● **What is required**:
Using the listing below, give again exactly the lines from the line with "Give me the Plotly source for this chart." to the line with "import plotly.graph_objects as go", inclusive, without the pictures.

● **Data provided**:
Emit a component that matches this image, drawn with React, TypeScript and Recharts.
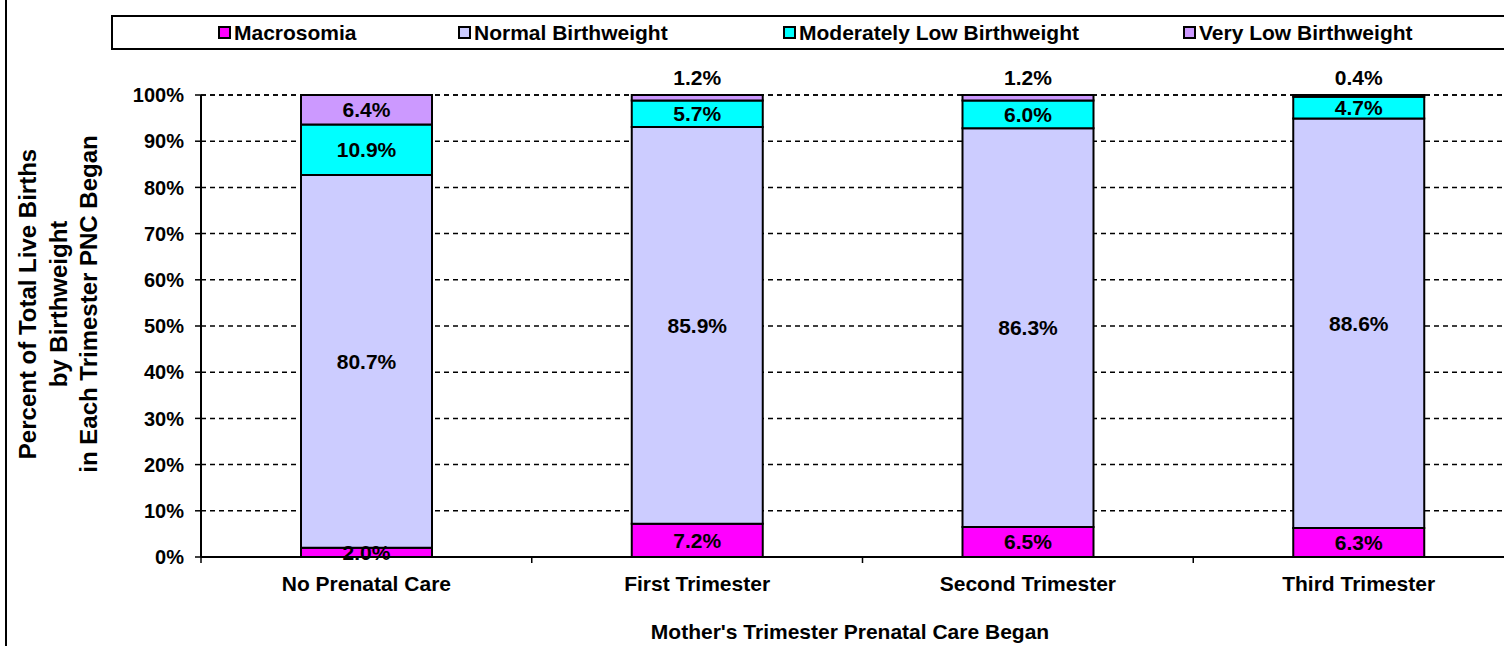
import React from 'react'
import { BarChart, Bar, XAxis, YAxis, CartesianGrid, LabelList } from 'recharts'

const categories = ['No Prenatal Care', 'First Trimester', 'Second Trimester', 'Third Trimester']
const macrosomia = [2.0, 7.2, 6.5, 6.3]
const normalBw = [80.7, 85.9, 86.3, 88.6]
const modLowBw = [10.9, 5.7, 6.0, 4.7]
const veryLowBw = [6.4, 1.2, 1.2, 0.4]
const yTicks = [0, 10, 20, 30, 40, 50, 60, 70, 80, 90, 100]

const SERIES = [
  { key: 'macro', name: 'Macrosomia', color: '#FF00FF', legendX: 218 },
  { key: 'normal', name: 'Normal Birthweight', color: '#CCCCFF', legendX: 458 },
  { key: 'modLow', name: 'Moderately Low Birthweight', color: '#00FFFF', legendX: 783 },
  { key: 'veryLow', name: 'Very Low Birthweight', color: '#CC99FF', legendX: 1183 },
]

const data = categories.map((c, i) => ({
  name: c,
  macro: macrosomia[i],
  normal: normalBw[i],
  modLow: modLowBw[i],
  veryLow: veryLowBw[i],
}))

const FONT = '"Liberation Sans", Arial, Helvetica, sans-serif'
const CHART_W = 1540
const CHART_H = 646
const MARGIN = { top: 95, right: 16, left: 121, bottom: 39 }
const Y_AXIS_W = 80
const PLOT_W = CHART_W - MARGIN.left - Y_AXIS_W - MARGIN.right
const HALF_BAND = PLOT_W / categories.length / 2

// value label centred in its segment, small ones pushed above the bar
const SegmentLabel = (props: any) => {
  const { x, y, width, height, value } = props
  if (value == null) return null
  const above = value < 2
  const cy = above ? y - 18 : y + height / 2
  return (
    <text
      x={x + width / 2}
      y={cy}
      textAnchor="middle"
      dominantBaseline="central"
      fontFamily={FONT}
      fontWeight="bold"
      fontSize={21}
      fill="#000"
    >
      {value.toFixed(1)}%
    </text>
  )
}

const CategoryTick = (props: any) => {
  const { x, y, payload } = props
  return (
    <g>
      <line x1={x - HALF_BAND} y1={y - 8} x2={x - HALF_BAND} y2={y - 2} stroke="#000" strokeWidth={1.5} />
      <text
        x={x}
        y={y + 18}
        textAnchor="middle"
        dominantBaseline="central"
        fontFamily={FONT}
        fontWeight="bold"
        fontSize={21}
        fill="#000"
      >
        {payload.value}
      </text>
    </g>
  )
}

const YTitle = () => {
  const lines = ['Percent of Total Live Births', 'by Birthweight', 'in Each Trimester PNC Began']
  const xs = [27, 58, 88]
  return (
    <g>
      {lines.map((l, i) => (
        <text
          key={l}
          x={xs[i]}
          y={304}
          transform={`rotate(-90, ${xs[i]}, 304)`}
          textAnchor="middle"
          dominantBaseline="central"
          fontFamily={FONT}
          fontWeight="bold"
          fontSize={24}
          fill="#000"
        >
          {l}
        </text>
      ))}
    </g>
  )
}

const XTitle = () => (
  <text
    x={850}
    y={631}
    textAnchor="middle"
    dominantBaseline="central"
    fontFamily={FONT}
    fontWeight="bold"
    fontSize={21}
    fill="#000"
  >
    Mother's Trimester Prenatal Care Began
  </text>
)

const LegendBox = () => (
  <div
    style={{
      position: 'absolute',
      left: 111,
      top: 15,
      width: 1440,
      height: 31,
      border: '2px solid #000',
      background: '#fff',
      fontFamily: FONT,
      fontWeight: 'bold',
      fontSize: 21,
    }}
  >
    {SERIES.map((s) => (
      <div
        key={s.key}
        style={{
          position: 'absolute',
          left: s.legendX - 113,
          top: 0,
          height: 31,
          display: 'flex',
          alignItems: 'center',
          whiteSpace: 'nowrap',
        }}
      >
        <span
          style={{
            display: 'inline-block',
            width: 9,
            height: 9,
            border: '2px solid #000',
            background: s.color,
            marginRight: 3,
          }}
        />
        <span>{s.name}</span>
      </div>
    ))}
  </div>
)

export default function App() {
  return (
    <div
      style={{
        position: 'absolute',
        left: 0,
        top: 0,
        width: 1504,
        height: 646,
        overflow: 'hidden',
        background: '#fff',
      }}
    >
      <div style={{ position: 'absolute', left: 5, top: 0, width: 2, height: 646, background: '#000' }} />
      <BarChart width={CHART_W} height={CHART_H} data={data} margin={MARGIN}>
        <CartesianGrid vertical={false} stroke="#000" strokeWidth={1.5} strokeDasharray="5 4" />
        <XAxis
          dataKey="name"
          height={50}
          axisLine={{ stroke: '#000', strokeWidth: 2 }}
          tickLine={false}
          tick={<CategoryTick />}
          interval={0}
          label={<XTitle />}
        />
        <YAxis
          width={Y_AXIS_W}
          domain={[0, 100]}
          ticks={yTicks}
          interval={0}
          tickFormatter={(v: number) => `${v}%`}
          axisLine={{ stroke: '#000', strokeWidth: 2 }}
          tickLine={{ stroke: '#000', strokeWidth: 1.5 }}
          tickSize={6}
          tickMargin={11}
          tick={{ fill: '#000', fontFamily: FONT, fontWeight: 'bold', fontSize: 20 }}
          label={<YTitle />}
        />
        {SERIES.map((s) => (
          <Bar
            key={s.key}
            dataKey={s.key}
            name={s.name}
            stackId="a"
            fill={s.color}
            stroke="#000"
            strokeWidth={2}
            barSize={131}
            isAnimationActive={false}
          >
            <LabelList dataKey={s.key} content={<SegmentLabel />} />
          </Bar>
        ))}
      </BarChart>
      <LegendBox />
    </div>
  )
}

==

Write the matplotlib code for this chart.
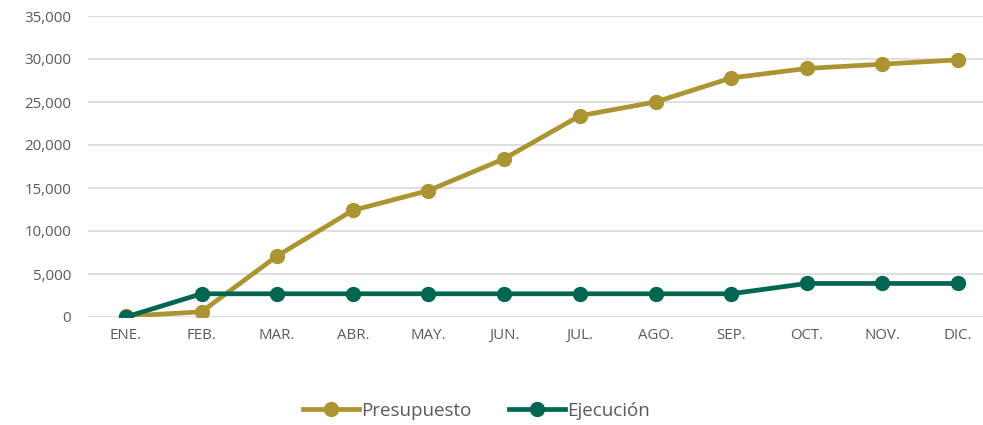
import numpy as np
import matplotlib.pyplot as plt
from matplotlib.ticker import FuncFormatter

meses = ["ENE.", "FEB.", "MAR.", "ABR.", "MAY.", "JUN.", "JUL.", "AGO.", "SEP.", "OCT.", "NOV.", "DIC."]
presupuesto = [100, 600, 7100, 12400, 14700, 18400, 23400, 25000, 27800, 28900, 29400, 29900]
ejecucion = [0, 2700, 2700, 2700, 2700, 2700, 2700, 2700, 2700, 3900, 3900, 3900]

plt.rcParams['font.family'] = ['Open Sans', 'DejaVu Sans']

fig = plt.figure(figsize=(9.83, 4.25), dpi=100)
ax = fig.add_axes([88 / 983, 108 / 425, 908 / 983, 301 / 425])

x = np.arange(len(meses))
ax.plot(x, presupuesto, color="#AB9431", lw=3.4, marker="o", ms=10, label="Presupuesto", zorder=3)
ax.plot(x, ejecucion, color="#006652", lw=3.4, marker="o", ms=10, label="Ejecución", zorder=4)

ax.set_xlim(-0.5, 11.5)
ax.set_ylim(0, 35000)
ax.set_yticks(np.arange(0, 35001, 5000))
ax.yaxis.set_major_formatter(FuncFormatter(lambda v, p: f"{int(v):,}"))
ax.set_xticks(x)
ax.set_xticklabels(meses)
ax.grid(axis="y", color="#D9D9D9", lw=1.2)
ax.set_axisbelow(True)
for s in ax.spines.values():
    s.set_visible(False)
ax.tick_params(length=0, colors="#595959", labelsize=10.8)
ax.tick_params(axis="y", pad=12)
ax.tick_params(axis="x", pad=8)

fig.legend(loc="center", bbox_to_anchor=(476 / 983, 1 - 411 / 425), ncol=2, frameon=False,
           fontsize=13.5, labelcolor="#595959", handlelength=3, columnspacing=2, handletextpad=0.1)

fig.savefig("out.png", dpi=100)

==

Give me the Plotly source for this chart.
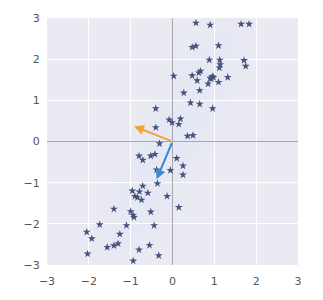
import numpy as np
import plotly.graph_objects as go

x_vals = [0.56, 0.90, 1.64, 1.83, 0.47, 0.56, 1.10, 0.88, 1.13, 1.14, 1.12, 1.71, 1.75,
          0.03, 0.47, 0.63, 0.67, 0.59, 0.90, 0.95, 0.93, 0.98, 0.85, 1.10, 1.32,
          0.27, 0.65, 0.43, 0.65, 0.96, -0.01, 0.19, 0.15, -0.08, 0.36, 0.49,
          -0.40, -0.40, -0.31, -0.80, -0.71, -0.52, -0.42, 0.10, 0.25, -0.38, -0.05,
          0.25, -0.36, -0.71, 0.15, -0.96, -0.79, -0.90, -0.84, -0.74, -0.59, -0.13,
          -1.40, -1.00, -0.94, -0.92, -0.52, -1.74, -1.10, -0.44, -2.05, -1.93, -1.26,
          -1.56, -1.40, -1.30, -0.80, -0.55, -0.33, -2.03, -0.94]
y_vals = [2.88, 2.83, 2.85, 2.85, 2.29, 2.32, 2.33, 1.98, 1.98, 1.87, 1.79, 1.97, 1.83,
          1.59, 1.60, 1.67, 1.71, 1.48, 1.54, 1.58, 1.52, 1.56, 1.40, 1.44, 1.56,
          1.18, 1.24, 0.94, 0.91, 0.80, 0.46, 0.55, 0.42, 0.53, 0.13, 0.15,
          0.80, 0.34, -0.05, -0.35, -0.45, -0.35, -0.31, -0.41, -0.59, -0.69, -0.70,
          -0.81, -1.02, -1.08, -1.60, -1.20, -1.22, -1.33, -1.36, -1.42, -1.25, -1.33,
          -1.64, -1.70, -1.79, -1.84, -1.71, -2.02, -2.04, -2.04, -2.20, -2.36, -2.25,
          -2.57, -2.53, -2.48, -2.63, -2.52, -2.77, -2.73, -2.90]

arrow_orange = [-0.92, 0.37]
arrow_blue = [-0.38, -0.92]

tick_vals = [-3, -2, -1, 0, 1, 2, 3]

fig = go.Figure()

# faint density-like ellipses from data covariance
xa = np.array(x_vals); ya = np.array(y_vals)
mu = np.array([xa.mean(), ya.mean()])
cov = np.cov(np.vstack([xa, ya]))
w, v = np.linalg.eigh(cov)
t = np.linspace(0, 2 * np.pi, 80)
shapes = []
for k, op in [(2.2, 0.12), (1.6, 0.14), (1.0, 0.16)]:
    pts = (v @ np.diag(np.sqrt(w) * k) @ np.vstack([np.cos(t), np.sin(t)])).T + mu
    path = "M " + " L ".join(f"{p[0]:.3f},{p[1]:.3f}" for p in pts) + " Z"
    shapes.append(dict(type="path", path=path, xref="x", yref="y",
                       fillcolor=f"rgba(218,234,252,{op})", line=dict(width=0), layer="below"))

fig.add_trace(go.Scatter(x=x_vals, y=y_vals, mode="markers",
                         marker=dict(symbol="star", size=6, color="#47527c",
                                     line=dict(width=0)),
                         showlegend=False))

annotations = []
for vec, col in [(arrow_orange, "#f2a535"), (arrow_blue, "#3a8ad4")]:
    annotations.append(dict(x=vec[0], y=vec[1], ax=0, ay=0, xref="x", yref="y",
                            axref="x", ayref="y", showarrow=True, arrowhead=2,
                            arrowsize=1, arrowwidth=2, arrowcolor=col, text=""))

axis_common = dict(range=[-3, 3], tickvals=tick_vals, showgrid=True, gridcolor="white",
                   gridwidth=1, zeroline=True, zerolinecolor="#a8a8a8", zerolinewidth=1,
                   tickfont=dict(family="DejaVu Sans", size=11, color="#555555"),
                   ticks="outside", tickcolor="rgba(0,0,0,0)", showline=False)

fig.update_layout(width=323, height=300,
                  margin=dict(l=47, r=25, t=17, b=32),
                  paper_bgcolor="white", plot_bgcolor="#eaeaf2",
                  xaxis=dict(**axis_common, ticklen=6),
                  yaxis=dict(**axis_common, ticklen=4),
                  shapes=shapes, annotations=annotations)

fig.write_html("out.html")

● **Exercise solution**:
Give me the Plotly source for this chart.
import numpy as np
import plotly.graph_objects as go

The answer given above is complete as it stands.